Given exercise: Read the lines that follow and pick out every one containing the word "React".

Supplied data:
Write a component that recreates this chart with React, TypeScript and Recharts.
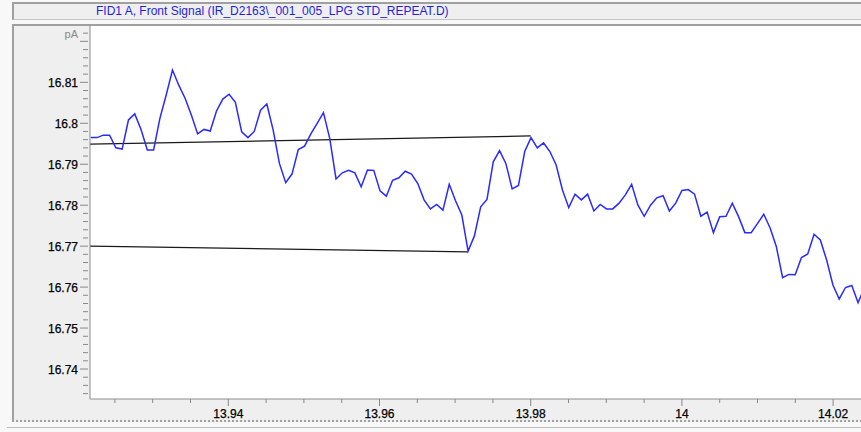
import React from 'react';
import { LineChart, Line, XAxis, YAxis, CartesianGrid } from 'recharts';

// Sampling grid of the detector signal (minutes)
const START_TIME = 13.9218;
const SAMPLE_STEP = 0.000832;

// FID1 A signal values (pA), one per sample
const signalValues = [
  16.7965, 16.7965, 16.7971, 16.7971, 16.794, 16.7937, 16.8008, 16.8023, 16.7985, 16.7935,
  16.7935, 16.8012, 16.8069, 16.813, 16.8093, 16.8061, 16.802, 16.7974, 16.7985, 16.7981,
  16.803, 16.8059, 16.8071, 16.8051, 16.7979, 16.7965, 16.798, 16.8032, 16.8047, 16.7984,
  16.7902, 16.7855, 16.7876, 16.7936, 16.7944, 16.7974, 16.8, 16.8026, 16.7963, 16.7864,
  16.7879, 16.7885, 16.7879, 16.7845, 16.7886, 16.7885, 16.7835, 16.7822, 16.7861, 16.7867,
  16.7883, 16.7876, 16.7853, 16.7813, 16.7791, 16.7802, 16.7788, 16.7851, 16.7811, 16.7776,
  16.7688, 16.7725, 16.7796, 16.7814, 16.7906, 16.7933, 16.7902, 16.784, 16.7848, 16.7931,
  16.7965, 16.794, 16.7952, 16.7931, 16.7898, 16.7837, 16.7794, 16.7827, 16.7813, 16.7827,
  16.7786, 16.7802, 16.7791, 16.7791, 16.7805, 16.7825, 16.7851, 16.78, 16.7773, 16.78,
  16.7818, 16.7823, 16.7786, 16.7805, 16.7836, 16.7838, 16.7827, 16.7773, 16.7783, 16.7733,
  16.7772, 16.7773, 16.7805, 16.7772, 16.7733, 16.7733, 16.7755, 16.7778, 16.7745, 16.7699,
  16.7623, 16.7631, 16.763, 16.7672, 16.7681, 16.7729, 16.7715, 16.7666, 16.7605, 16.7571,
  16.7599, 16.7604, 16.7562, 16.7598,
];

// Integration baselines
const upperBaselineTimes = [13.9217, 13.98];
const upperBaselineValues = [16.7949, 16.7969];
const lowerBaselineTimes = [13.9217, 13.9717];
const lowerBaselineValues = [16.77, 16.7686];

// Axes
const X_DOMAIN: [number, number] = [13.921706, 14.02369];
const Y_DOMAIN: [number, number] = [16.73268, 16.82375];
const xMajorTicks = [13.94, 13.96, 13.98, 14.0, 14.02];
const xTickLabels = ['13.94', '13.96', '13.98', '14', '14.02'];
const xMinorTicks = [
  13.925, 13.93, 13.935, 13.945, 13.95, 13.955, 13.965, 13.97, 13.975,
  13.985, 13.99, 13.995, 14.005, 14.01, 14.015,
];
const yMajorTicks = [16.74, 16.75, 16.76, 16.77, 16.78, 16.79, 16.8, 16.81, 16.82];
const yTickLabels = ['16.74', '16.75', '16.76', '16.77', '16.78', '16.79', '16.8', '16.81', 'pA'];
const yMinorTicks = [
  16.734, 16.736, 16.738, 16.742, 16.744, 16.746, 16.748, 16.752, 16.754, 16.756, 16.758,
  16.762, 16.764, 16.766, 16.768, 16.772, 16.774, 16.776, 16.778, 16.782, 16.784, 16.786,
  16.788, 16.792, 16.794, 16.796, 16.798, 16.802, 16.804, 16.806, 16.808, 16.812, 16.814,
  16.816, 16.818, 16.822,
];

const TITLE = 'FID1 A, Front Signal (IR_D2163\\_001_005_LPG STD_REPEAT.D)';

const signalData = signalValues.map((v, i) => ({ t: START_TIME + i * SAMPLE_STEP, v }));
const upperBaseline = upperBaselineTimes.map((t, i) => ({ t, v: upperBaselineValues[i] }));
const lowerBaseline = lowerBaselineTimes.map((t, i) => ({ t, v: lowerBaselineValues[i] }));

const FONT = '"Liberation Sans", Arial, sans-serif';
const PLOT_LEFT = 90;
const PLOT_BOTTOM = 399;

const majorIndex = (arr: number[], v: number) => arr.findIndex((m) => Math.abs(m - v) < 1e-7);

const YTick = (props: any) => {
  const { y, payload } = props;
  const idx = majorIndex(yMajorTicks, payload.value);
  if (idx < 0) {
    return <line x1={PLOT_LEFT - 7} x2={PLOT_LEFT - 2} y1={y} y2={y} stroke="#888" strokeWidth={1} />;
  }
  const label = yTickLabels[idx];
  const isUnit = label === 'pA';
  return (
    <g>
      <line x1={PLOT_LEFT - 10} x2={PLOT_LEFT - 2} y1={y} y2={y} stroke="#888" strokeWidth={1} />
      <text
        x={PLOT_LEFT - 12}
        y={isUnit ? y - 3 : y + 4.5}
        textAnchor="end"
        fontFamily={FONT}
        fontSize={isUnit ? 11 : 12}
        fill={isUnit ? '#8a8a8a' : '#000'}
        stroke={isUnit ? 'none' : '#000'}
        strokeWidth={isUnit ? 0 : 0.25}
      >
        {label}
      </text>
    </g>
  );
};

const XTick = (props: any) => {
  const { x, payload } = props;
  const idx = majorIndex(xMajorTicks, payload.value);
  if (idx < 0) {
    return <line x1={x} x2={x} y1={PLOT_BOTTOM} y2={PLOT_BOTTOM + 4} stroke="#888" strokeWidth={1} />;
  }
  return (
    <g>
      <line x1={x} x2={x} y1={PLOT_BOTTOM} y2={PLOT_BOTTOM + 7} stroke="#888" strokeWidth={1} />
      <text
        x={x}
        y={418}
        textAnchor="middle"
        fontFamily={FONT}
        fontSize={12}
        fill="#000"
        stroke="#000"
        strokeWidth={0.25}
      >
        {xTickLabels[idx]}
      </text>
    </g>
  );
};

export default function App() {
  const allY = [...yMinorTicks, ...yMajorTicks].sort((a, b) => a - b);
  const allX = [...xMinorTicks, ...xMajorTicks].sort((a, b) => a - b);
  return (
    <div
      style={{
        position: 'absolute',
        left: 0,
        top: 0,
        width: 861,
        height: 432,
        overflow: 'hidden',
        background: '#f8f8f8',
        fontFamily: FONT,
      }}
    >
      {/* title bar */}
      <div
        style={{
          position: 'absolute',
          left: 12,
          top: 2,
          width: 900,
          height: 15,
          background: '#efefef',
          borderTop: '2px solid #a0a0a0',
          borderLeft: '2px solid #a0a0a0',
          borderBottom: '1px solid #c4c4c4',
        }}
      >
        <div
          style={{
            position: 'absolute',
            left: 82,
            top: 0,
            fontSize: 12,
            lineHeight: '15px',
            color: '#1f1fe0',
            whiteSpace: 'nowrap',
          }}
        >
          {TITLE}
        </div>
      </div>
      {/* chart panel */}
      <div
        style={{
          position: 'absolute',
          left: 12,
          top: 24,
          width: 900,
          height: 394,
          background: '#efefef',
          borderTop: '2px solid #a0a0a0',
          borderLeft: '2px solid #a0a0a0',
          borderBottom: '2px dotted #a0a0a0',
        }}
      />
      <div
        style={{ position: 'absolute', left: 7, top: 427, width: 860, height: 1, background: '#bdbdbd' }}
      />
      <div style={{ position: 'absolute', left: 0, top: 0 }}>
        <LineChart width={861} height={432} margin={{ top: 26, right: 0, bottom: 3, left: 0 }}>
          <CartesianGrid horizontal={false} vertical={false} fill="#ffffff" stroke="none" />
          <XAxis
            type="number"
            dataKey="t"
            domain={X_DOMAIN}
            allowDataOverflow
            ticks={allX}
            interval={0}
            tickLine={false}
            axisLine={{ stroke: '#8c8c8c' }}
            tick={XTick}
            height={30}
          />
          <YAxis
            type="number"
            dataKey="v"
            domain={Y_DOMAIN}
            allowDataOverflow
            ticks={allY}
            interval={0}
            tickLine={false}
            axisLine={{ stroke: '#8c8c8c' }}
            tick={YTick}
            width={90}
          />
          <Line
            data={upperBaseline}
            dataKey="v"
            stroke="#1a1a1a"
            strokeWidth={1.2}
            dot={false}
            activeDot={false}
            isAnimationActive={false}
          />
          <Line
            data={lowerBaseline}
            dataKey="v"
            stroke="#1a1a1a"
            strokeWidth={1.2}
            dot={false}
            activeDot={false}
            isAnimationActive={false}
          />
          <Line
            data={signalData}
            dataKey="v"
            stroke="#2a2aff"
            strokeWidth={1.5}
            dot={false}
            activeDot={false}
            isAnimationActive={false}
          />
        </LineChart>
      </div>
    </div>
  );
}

Exercise result:
Write a component that recreates this chart with React, TypeScript and Recharts.
import React from 'react';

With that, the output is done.